Beautiful Structures with Demna’s Gucci, Richard Quinn, + Mithridate

Photos Courtesy of Companies

Story by Editor-at-Large CAROLINA OGLIARO

Demna Builds Vocabulary with La Famiglia

With La Famiglia, Demna opens a new chapter at Gucci ahead of tomorrow’s Milan runway, offering a glimpse into how he intends to bend the house’s mythology to his will. More than a preview, the collection feels like an initiation: introducing characters that embody the shifting codes of “Gucciness,” not as static icons but as living figures in a narrative of identity, intimacy, and theatricality. 


The language is deliberately tailoring and archival nods woven alongside louder gestures of distortion, as if to remind us that family is never seamless, it’s about friction, memory and reinvention.

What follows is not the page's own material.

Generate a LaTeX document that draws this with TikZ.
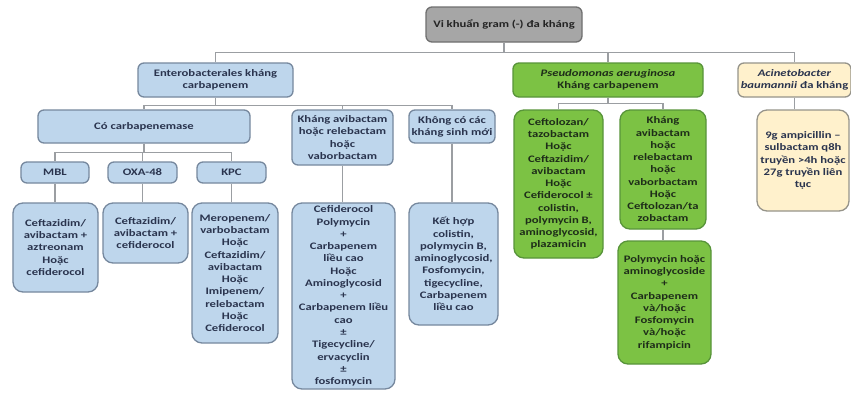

In these early images, you sense Demna’s instinct for turning heritage into story, reshaping logos and silhouettes into something that carries both weight and irreverence.

With Gucci navigating transition and pressure, Demna seems less concerned with spectacle and more intent on building a vocabulary that is lasting, one rooted in community and character rather than trend. La Famiglia becomes a metaphor for the brand’s future, close, dramatic, sometimes contradictory but bound by a shared identity that promises to evolve far beyond a single season.

Richard Quinn’s Opulent Sculptures

Richard Quinn presented a show that felt like a metamorphosis, the designer leaning fully into his dual language of romantic excess and dramatic precision. This season, Quinn presented a tribute and a thrust forward: a nod to tradition, to grandeur and yet a refusal to dwell in the past. The setting was theatrical, sweeping floral prints draping the walls, veiled crowns echoing royal ceremonial dress, black gowns that paid homage, then broken by bursts of colour: violet, scarlet, emerald. It was weight, and lightness; ornament and architecture.


The silhouettes ranged from sculpted bodices married to opulent volume to sleek bodysuits edged with armour-like detail, latex panels, and jumpsuits that felt part couture myth, part urban armour. Texture was one of his chief tools: velvet, jacquard, lace, beading, rosettes, oversized and defiant, yet always anchored in craftsmanship. Details like oversized rose corsages, crystal embellishment, even veils and crowns weren’t decorative afterthoughts; they were part of a chorus of voices Quinn uses to converse with history, memory, identity. Quinn balanced spectacle and poise; he subtler-edged his drama with moments of stillness: a pale blue gown with soft ballooning skirt, a lavender cape trailing behind, letting fabric speak where flash would blink. With SS26, it’s clear Quinn is consolidating his aesthetic: the floral fantasia and maximalism are still there, but now sculpted into forms that feel more intentional, more wearable even in their fantasy. 

MITHRIDATE’s Intersection Between British and Chinese Craftmanship

MITHRIDATE’s SS26 landed like a second wind: under Daniel Fletcher’s direction, the brand continues to redefine its voice at the intersection of British heritage and Chinese craftsmanship. The collection opened with a pulse, pieces that feel both familiar and slightly askew. There were rugby-shirts reborn in sequins, preppy knits re-scaled, and sharp tailoring softened by unexpected proportions. The texture work was especially strong: playful stripes and colour-blocked knits paired with glossy finishes and leather, all grounded in foundational pieces that breathe: trousers with relaxed cuts, shirts undone, outerwear split in volume.


Colour was used as punctuation. Muted tones of gray, cream, navy anchored the collection; flashes of vibrant reds, electric blues, and pastel yellow lit up key looks, drawing all eyes to the unexpected edges. Styling leaned into that friction, loafers with socks, relaxed suiting over sheer layers, ornate embelishments turned subtle. What felt most potent was how each look lived in tension: structured yet loose, polished yet rebellious.

This is MITHRIDATE stepping into maturity, not by shedding its boldness but by learning how to temper it. The collections show continued ambition, proving that with Fletcher at the helm, the brand doesn’t just speak of heritage but reinterprets it for now: for wardrobes that demand both identity and innovation.